Он говорил о человеке и о судьбе; о словах, которые слышал во сне от говорящих змей; о действиях кавалерии против пехоты и лучников… Он цитировал Гомера о героях, Аристотеля о Всемирном Разуме, Солона о любви; говорил о тактике персов и о воинственности фракийцев, о своей умершей собаке, о красоте дружбы… Разбирал поход Десяти Тысяч Ксенофонта, шаг за шагом, от Вавилона к морю… Пересказывал дворцовые сплетни и разговоры в штабе и в казармах; поверял самые тайные секреты обоих своих родителей… Размышлял вслух о природе души в жизни и в смерти, и о природе богов; говорил о Геракле и Дионисе, и о том, что при Желании (с большой буквы! ) можно достичь всего…
Так бывало везде: в постели, где-нибудь в скалах, в лесу… Гефестион, бывало, обхватывал его за талию или клал ему голову на плечо — и слушал, стараясь утихомирить шумное сердце своё. Он понимал, что ему говорится всё, — и был горд несказанно! Но с этой гордостью мешался и благоговейный трепет, и нежность, и мука, и чувство собственной вины… Он терял нить, боролся с собой, снова улавливал смысл речи — и обнаруживал, что не может вспомнить, о чём только что говорил Александр.

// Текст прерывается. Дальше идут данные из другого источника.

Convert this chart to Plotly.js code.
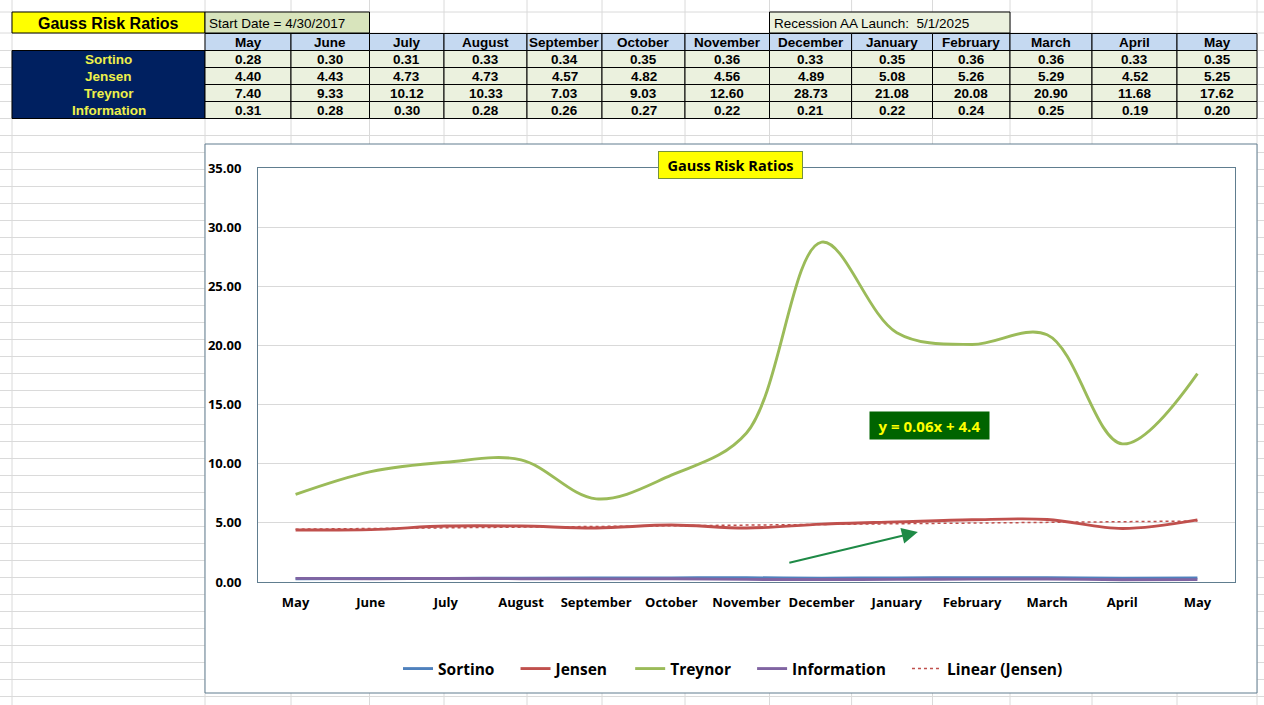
<!DOCTYPE html>
<html>
<head>
<meta charset="utf-8">
<script src="https://cdn.plot.ly/plotly-3.0.1.min.js"></script>
<style>
html,body{margin:0;padding:0;background:#fff;}
#chart{width:1264px;height:705px;}
</style>
</head>
<body>
<div id="chart"></div>
<script>
// ---------- data ----------
const months = ['May','June','July','August','September','October','November','December','January','February','March','April','May'];
const seriesNames = ['Sortino','Jensen','Treynor','Information'];
const sortino = [0.28,0.30,0.31,0.33,0.34,0.35,0.36,0.33,0.35,0.36,0.36,0.33,0.35];
const jensen = [4.40,4.43,4.73,4.73,4.57,4.82,4.56,4.89,5.08,5.26,5.29,4.52,5.25];
const treynor = [7.40,9.33,10.12,10.33,7.03,9.03,12.60,28.73,21.08,20.08,20.90,11.68,17.62];
const information = [0.31,0.28,0.30,0.28,0.26,0.27,0.22,0.21,0.22,0.24,0.25,0.19,0.20];
const sheetTitle = 'Gauss Risk Ratios';
const startDateText = 'Start Date = 4/30/2017';
const launchText = 'Recession AA Launch:  5/1/2025';
const chartTitle = 'Gauss Risk Ratios';
const trendLabel = 'y = 0.06x + 4.4';
const trendName = 'Linear (Jensen)';

// ---------- layout helpers (pixels -> paper) ----------
const W = 1264, H = 705;
const px = v => v / W;
const py = v => 1 - v / H;

const colEdges = [12,205,291,369.5,444,527,602,685,769.5,851.6,932.5,1010,1092,1177,1257];
const tableTop = 33.5, rowH = 17;

const ARIAL = '"Liberation Sans",Arial,sans-serif';
const CHARTF = '"Open Sans","Noto Sans",sans-serif';
const PAD = '\u00a0\u00a0\u00a0\u00a0';

// ---------- trend line (least squares on Jensen) ----------
const xs = months.map((m,i)=>i+1);
const n = xs.length;
const mx = xs.reduce((a,b)=>a+b,0)/n;
const my = jensen.reduce((a,b)=>a+b,0)/n;
let sxy=0,sxx=0;
for(let i=0;i<n;i++){sxy+=(xs[i]-mx)*(jensen[i]-my);sxx+=(xs[i]-mx)*(xs[i]-mx);}
const slope = sxy/sxx, intercept = my - slope*mx;
const trendY = xs.map(x=>intercept+slope*x);

// ---------- traces ----------
const traces = [
  {type:'scatter',mode:'lines',name:'Sortino'+PAD,x:xs,y:sortino,line:{shape:'spline',width:2.9,color:'#4f81bd'},hoverinfo:'skip'},
  {type:'scatter',mode:'lines',name:'Jensen'+PAD,x:xs,y:jensen,line:{shape:'spline',width:2.9,color:'#c0504d'},hoverinfo:'skip'},
  {type:'scatter',mode:'lines',name:'Treynor'+PAD,x:xs,y:treynor,line:{shape:'spline',width:2.9,color:'#9bbb59'},hoverinfo:'skip'},
  {type:'scatter',mode:'lines',name:'Information'+PAD,x:xs,y:information,line:{shape:'spline',width:2.9,color:'#8064a2'},hoverinfo:'skip'},
  {type:'scatter',mode:'lines',name:trendName,x:xs,y:trendY,line:{color:'#c0504d',width:1.5,dash:'dot'},hoverinfo:'skip'}
];

// ---------- shapes ----------
const shapes = [];
const annotations = [];
const grid = '#dadada';
// spreadsheet gridlines
colEdges.forEach(x=>shapes.push({type:'line',xref:'paper',yref:'paper',x0:px(x),x1:px(x),y0:0,y1:1,line:{color:grid,width:1},layer:'below'}));
const rowEdges = [12,33];
for(let y=50.5;y<H;y+=17) rowEdges.push(y);
rowEdges.forEach(y=>shapes.push({type:'line',xref:'paper',yref:'paper',x0:0,x1:1,y0:py(y),y1:py(y),line:{color:grid,width:1},layer:'below'}));

function cellRect(x0,x1,y0,y1,fill,lineColor,lw){
  shapes.push({type:'rect',xref:'paper',yref:'paper',x0:px(x0),x1:px(x1),y0:py(y1),y1:py(y0),fillcolor:fill,line:{color:lineColor,width:lw},layer:'below'});
}
function cellText(x,y,text,font,anchor){
  annotations.push({xref:'paper',yref:'paper',x:px(x),y:py(y),text:text,showarrow:false,xanchor:anchor||'center',yanchor:'middle',borderpad:0,font:font});
}
// top cells
cellRect(12,205,12,33,'#ffff00','#000',1);
cellRect(205,369.5,12,33,'#d8e4bc','#000',1);
cellRect(769.5,1010,12,33,'#ebf1de','#000',1);
cellText(108.5,23,sheetTitle,{family:ARIAL,size:16,color:'#000',weight:'bold'});
cellText(208,23.5,startDateText,{family:ARIAL,size:13.5,color:'#000'},'left');
cellText(773,23.5,launchText,{family:ARIAL,size:13.5,color:'#000'},'left');

const TF = {family:ARIAL,size:13.5,color:'#000',weight:'bold'};
// table: header row
months.forEach((m,i)=>{
  const x0=colEdges[i+1], x1=colEdges[i+2];
  cellRect(x0,x1,tableTop,tableTop+rowH,'#c5d9f1','#000',1);
  cellText((x0+x1)/2,tableTop+rowH/2+0.5,m,TF);
});
// row label block + values
cellRect(colEdges[0],colEdges[1],tableTop+rowH,tableTop+rowH*5,'#002060','#000',1);
const seriesValues = [sortino,jensen,treynor,information];
seriesNames.forEach((name,r)=>{
  const y0=tableTop+rowH*(r+1);
  cellText((colEdges[0]+colEdges[1])/2,y0+rowH/2+0.5,name,Object.assign({},TF,{color:'#eef04a'}));
  seriesValues[r].forEach((v,i)=>{
    const x0=colEdges[i+1], x1=colEdges[i+2];
    cellRect(x0,x1,y0,y0+rowH,'#ebf1de','#000',1);
    cellText((x0+x1)/2,y0+rowH/2+0.5,v.toFixed(2),TF);
  });
});

// chart area
shapes.push({type:'rect',xref:'paper',yref:'paper',x0:px(205),x1:px(1257),y0:py(693),y1:py(144),fillcolor:'#ffffff',line:{color:'#607d8f',width:1},layer:'below'});

// chart annotations
annotations.push(
  {xref:'paper',yref:'paper',x:px(730.5),y:py(165),text:chartTitle,showarrow:false,xanchor:'center',yanchor:'middle',width:141,height:24,bgcolor:'#ffff00',bordercolor:'#76923c',borderwidth:1,font:{family:CHARTF,size:14.5,color:'#000',weight:'bold'}},
  {xref:'x',yref:'y',x:9.43,y:13.2,text:trendLabel,showarrow:false,xanchor:'center',yanchor:'middle',width:117,height:25,bgcolor:'#006400',font:{family:CHARTF,size:15,color:'#ffff00',weight:'bold'}},
  {xref:'x',yref:'y',x:9.28,y:4.23,axref:'x',ayref:'y',ax:7.55,ay:1.6,text:'',showarrow:true,arrowhead:2,arrowsize:1.6,arrowwidth:2,arrowcolor:'#1e8a46',standoff:0}
);

const layout = {
  width:W,height:H,
  margin:{l:0,r:0,t:0,b:0},
  paper_bgcolor:'#ffffff',
  plot_bgcolor:'rgba(0,0,0,0)',
  showlegend:true,
  legend:{orientation:'h',x:px(733),y:py(669),xanchor:'center',yanchor:'middle',font:{family:CHARTF,size:15.5,color:'#000',weight:'bold'},bgcolor:'rgba(0,0,0,0)'},
  xaxis:{
    domain:[px(258),px(1235)],
    range:[0.5,13.5],
    tickvals:xs,ticktext:months,
    showgrid:false,zeroline:false,
    showline:true,mirror:true,linecolor:'#607d8f',linewidth:1,
    ticks:'outside',ticklen:8,tickcolor:'rgba(0,0,0,0)',
    tickfont:{family:CHARTF,size:13,color:'#000',weight:'bold'},
    fixedrange:true
  },
  yaxis:{
    domain:[py(582),py(168)],
    range:[0,35],dtick:5,tickformat:'.2f',
    showgrid:true,gridcolor:'#d9d9d9',zeroline:false,
    showline:true,mirror:true,linecolor:'#607d8f',linewidth:1,
    ticks:'outside',ticklen:13,tickcolor:'rgba(0,0,0,0)',
    tickfont:{family:CHARTF,size:13,color:'#000',weight:'bold'},
    fixedrange:true
  },
  shapes:shapes,
  annotations:annotations
};

Plotly.newPlot('chart',traces,layout,{displayModeBar:false,staticPlot:true});
</script>
</body>
</html>
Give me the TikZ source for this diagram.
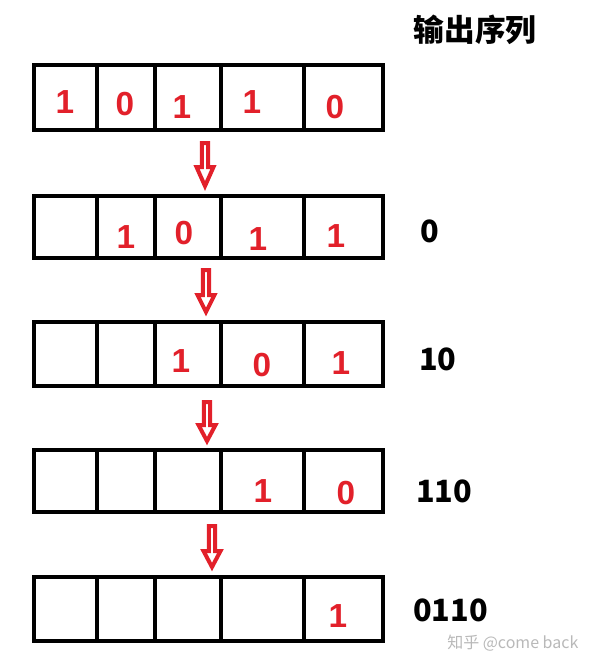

Ему в ладони высыпались несметные сокровища — и ускользали меж пальцев, пока его мысли терялись в ослепляющих миражах, навеянных желанием. В любой момент Александр мог спросить, что он думает о том и том: ведь он был гораздо больше чем просто слушатель… Зная это, он снова старался вникнуть — и часто увлекался, даже против воли: Александр умел передать свои образы, как другие передают страсть. Иногда, когда он особенно загорался и испытывал благодарность за то, что его поняли, — Желание, которое может достичь всего, подсказывало нужное слово или прикосновение… Тогда Александр глубоко вздыхал, словно из самой глубины своего существа, и шептал что-нибудь по-македонски, на языке своего детства. И всё бывало хорошо, или — по крайней мере — так хорошо, насколько это вообще возможно.
Он любил давать, богам или людям — одинаково; он хотел быть непревзойдённым в этом, как и во всём остальном; он любил Гефестиона — и простил ему, раз и навсегда, что тот нуждается в нём вот так… И свою глубокую меланхолию потом переносил без жалоб, как рану. Платить приходится за всё… Но если после этого он бросал дротик мимо цели или выигрывал скачку с отрывом только в два корпуса вместо трёх — Гефестион всегда подозревал, что он клянёт себя за утрату мужества, хоть и не выдаёт этого ни единым словом или взглядом.